In the case of Lamorere v. Cox, 32 La.Ann. 1045, 1048, the court said that "the right to receive the revenues of the property under seizure is a right that exists in favor of the seizing creditor from the moment of seizure and continues during its existence," and in the case of Townsend v. Jacob U. Payne Co. et al., 42 La.Ann. 909, 8 So. 626, 627, the court specifically held that "the rents, whether payable in money, or part of the crop when seized by the sheriff, inure to the benefit of the seizing creditor under the express provisions of the law." (Italics ours.)

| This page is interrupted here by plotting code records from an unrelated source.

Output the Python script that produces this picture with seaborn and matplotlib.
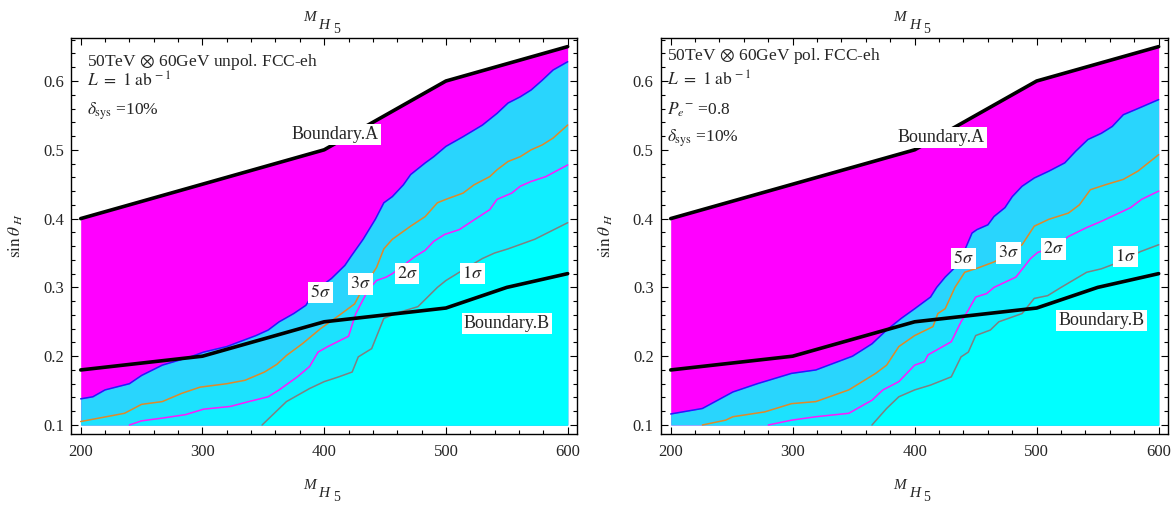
import numpy as np
import pandas as pd
import seaborn as sns
import matplotlib
matplotlib.use("Agg")
import matplotlib.pyplot as plt
from matplotlib.ticker import MultipleLocator, FormatStrFormatter

# ---------------- data ----------------
# theoretical boundaries (shared by both panels)
bound_a_x = [200, 300, 400, 500, 600]
bound_a_y = [0.40, 0.45, 0.50, 0.60, 0.65]
bound_b_x = [200, 300, 400, 500, 550, 600]
bound_b_y = [0.18, 0.20, 0.25, 0.27, 0.30, 0.32]

# unpolarised beam: significance contours
unpol_5s_x = [200, 210, 220, 240, 250, 267, 290, 301, 320, 344, 354, 363, 375, 385, 391,
              400, 406, 417, 422, 432, 442, 449, 456, 465, 471, 483, 490, 500, 514, 530,
              542, 551, 561, 570, 579, 588, 600]
unpol_5s_y = [0.138, 0.141, 0.151, 0.160, 0.172, 0.187, 0.199, 0.206, 0.214, 0.230, 0.238,
              0.250, 0.262, 0.274, 0.291, 0.305, 0.313, 0.332, 0.345, 0.370, 0.399, 0.423,
              0.432, 0.449, 0.464, 0.481, 0.490, 0.505, 0.519, 0.536, 0.553, 0.568, 0.577,
              0.587, 0.601, 0.616, 0.628]
unpol_3s_x = [200, 236, 250, 267, 283, 298, 320, 335, 351, 361, 369, 382, 397, 412, 425,
              431, 443, 449, 456, 471, 483, 493, 500, 514, 523, 536, 542, 551, 561, 570,
              579, 588, 600]
unpol_3s_y = [0.105, 0.117, 0.130, 0.134, 0.146, 0.155, 0.160, 0.165, 0.177, 0.188, 0.201,
              0.218, 0.240, 0.259, 0.276, 0.296, 0.329, 0.356, 0.370, 0.389, 0.403, 0.423,
              0.428, 0.437, 0.449, 0.461, 0.471, 0.483, 0.490, 0.500, 0.507, 0.517, 0.536]
unpol_2s_x = [240, 250, 267, 286, 301, 323, 338, 354, 363, 378, 388, 395, 403, 420, 426,
              436, 443, 451, 456, 474, 483, 490, 499, 511, 523, 536, 542, 554, 561, 570,
              582, 600]
unpol_2s_y = [0.100, 0.106, 0.110, 0.115, 0.123, 0.127, 0.134, 0.141, 0.151, 0.170, 0.185,
              0.206, 0.214, 0.229, 0.262, 0.296, 0.310, 0.315, 0.320, 0.344, 0.354, 0.367,
              0.377, 0.384, 0.398, 0.413, 0.428, 0.437, 0.447, 0.454, 0.461, 0.478]
unpol_1s_x = [349, 369, 388, 400, 412, 423, 428, 439, 449, 462, 477, 493, 500, 511, 530,
              540, 551, 573, 600]
unpol_1s_y = [0.100, 0.134, 0.153, 0.163, 0.170, 0.177, 0.199, 0.211, 0.255, 0.264, 0.272,
              0.300, 0.310, 0.322, 0.342, 0.350, 0.356, 0.370, 0.394]

# polarised beam: significance contours
pol_5s_x = [200, 226, 251, 271, 299, 319, 349, 365, 377, 389, 400, 413, 418, 425, 433,
            440, 447, 451, 460, 465, 474, 480, 488, 498, 510, 523, 532, 542, 553, 562,
            571, 583, 600]
pol_5s_y = [0.116, 0.124, 0.148, 0.160, 0.175, 0.180, 0.200, 0.218, 0.238, 0.255, 0.269,
            0.286, 0.300, 0.315, 0.329, 0.350, 0.379, 0.384, 0.391, 0.403, 0.416, 0.432,
            0.447, 0.459, 0.469, 0.481, 0.498, 0.515, 0.524, 0.534, 0.551, 0.560, 0.573]
pol_3s_x = [226, 245, 251, 277, 299, 319, 346, 368, 377, 387, 400, 415, 419, 425, 433,
            441, 453, 465, 477, 488, 498, 510, 526, 535, 544, 556, 571, 583, 600]
pol_3s_y = [0.100, 0.107, 0.112, 0.119, 0.131, 0.134, 0.151, 0.175, 0.187, 0.214, 0.230,
            0.243, 0.262, 0.269, 0.300, 0.322, 0.329, 0.337, 0.348, 0.362, 0.389, 0.399,
            0.408, 0.420, 0.442, 0.449, 0.457, 0.469, 0.493]
pol_2s_x = [280, 299, 319, 346, 365, 374, 387, 400, 408, 411, 430, 438, 444, 450, 459,
            465, 483, 495, 501, 514, 526, 541, 553, 565, 577, 586, 600]
pol_2s_y = [0.100, 0.107, 0.112, 0.117, 0.136, 0.151, 0.163, 0.187, 0.192, 0.202, 0.221,
            0.250, 0.267, 0.286, 0.291, 0.300, 0.315, 0.342, 0.351, 0.358, 0.374, 0.387,
            0.396, 0.406, 0.416, 0.428, 0.440]
pol_1s_x = [365, 377, 387, 400, 413, 430, 438, 444, 450, 462, 469, 488, 498, 509, 520,
            541, 553, 568, 585, 600]
pol_1s_y = [0.100, 0.124, 0.141, 0.151, 0.158, 0.170, 0.199, 0.206, 0.230, 0.238, 0.250,
            0.262, 0.284, 0.288, 0.300, 0.322, 0.327, 0.337, 0.352, 0.362]

sigma_labels = [r"$5\sigma$", r"$3\sigma$", r"$2\sigma$", r"$1\sigma$"]
x_ticks = [200, 300, 400, 500, 600]
y_ticks = [0.1, 0.2, 0.3, 0.4, 0.5, 0.6]

# ---------------- style ----------------
sns.set_style("ticks")
plt.rcParams["font.family"] = ["Liberation Serif", "DejaVu Serif"]
plt.rcParams["mathtext.fontset"] = "stix"

fill_colors = ["#FF00FF", "#29D5FD", "#1CE2FE", "#10EEFF", "#00FFFF"]
line_colors = ["#1E1EFF", "#E08A28", "#FF18FF", "#808080"]

fig = plt.figure(figsize=(11.71, 5.05), dpi=100)
ax_l = fig.add_axes([0.06038, 0.1406, 0.4326, 0.7848])
ax_r = fig.add_axes([0.5642, 0.1406, 0.4335, 0.7848])


def mass_label(ax, y_axes, dy_h, dy_5):
    """Draw M_{H_5} built from pieces, centred at (0.5, y_axes)."""
    kw = dict(xycoords="axes fraction", textcoords="offset points",
              ha="center", va="center", style="italic", annotation_clip=False)
    ax.annotate("M", (0.5, y_axes), xytext=(-10.5, 0), fontsize=11, **kw)
    ax.annotate("H", (0.5, y_axes), xytext=(0, dy_h), fontsize=11, **kw)
    kw["style"] = "normal"
    ax.annotate("5", (0.5, y_axes), xytext=(9, dy_5), fontsize=10, **kw)


def draw_panel(ax, curves, info, info_y, info_x, label_pos, ba_pos, bb_pos):
    a_x = np.array(bound_a_x, float)
    a_y = np.array(bound_a_y, float)
    ax.fill_between(a_x, 0.1, a_y, color=fill_colors[0], linewidth=0, zorder=1)
    for i, (cx, cy) in enumerate(curves):
        ax.fill_between(cx, 0.1, cy, color=fill_colors[i + 1], linewidth=0, zorder=1 + i * 0.01)
    for i, (cx, cy) in enumerate(curves):
        df = pd.DataFrame({"m": cx, "s": cy})
        sns.lineplot(data=df, x="m", y="s", sort=False, estimator=None, ax=ax,
                     color=line_colors[i], linewidth=1.1, zorder=3)
    for bx, by in [(bound_a_x, bound_a_y), (bound_b_x, bound_b_y)]:
        df = pd.DataFrame({"m": bx, "s": by})
        sns.lineplot(data=df, x="m", y="s", sort=False, estimator=None, ax=ax,
                     color="black", linewidth=2.6, zorder=4)
    box = dict(facecolor="white", edgecolor="none", pad=1.6)
    for lab, (lx, ly) in zip(sigma_labels, label_pos):
        ax.text(lx, ly, lab, ha="center", va="center", fontsize=13, bbox=box, zorder=6)
    ax.text(*ba_pos, "Boundary.A", ha="center", va="center", fontsize=13, bbox=box, zorder=6)
    ax.text(*bb_pos, "Boundary.B", ha="center", va="center", fontsize=13, bbox=box, zorder=6)
    for s, yy in zip(info, info_y):
        ax.text(info_x, yy, s, transform=ax.transAxes, ha="left", va="center",
                fontsize=12.5, zorder=7)

    ax.set_xlim(191.8, 607.9)
    ax.set_ylim(0.0869, 0.663)
    ax.xaxis.set_major_locator(plt.FixedLocator(x_ticks))
    ax.yaxis.set_major_locator(plt.FixedLocator(y_ticks))
    ax.xaxis.set_minor_locator(MultipleLocator(20))
    ax.yaxis.set_minor_locator(MultipleLocator(0.02))
    ax.yaxis.set_major_formatter(FormatStrFormatter("%.1f"))
    ax.tick_params(which="both", direction="in", top=True, right=True, labelsize=12,
                   width=0.8, color="black")
    ax.tick_params(which="major", length=5)
    ax.tick_params(which="minor", length=3)
    ax.tick_params(axis="x", pad=7)
    ax.tick_params(axis="y", pad=5)
    for sp in ax.spines.values():
        sp.set_linewidth(1.0)
        sp.set_color("black")
    ax.set_xlabel("")
    ax.set_ylabel(r"$\sin\theta_{\ H}$", fontsize=12.5)
    ax.yaxis.set_label_coords(-0.09, 0.5)
    mass_label(ax, -0.13, -5.5, -8.5)
    mass_label(ax, 1.05, -5.5, -8.5)


unpol_curves = [(unpol_5s_x, unpol_5s_y), (unpol_3s_x, unpol_3s_y),
                (unpol_2s_x, unpol_2s_y), (unpol_1s_x, unpol_1s_y)]
pol_curves = [(pol_5s_x, pol_5s_y), (pol_3s_x, pol_3s_y),
              (pol_2s_x, pol_2s_y), (pol_1s_x, pol_1s_y)]

draw_panel(
    ax_l, unpol_curves,
    [r"50TeV $\otimes$ 60GeV unpol. FCC-eh", r"$L\ =\ 1\ \mathrm{ab}^{\,-1}$",
     r"$\delta_{\mathrm{sys}}$ =10%"],
    [0.9394, 0.889, 0.8133], 0.0316,
    [(397, 0.293), (430, 0.305), (468, 0.320), (522, 0.320)],
    (409, 0.522), (550, 0.248),
)
draw_panel(
    ax_r, pol_curves,
    [r"50TeV $\otimes$ 60GeV pol. FCC-eh", r"$L\ =\ 1\ \mathrm{ab}^{\,-1}$",
     r"$P_{e}{}^{-}$ =0.8", r"$\delta_{\mathrm{sys}}$ =10%"],
    [0.9538, 0.8915, 0.8176, 0.7462], 0.0118,
    [(440, 0.342), (477, 0.350), (514, 0.356), (573, 0.345)],
    (422, 0.518), (553, 0.252),
)

fig.savefig("out.png", dpi=100, facecolor="white")
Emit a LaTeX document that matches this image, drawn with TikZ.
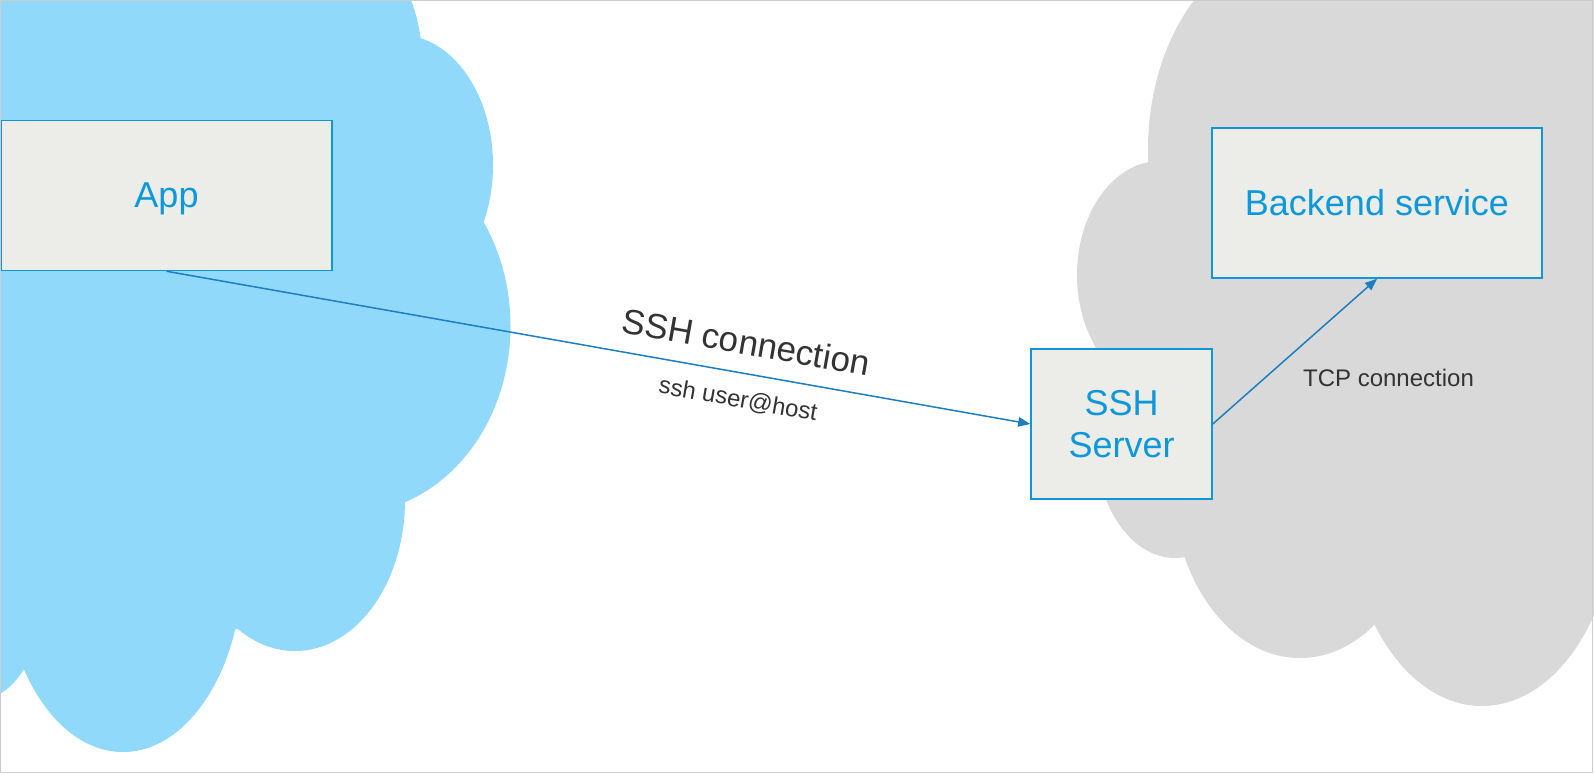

We are of the opinion that rents, accruing while the property in controversy was under seizure, constitute fruits of the immovable within the meaning and contemplation of the provisions of article 466 of the Revised Civil Code, and consequently inure to the benefit of the seizing creditor; and that article 656 of the Code of Practice, which makes it the duty of the sheriff to take or collect the rents and revenues that the seized property may yield while being held under a writ of fieri facias, and article 725 of the Code of Practice, giving the same privileges in executory proceedings as in seizures under fieri facias, are complementary to and provide the means of enforcing the provisions of article 466 of the Revised Civil Code.
For the reasons assigned, the judgment of the lower court is affirmed.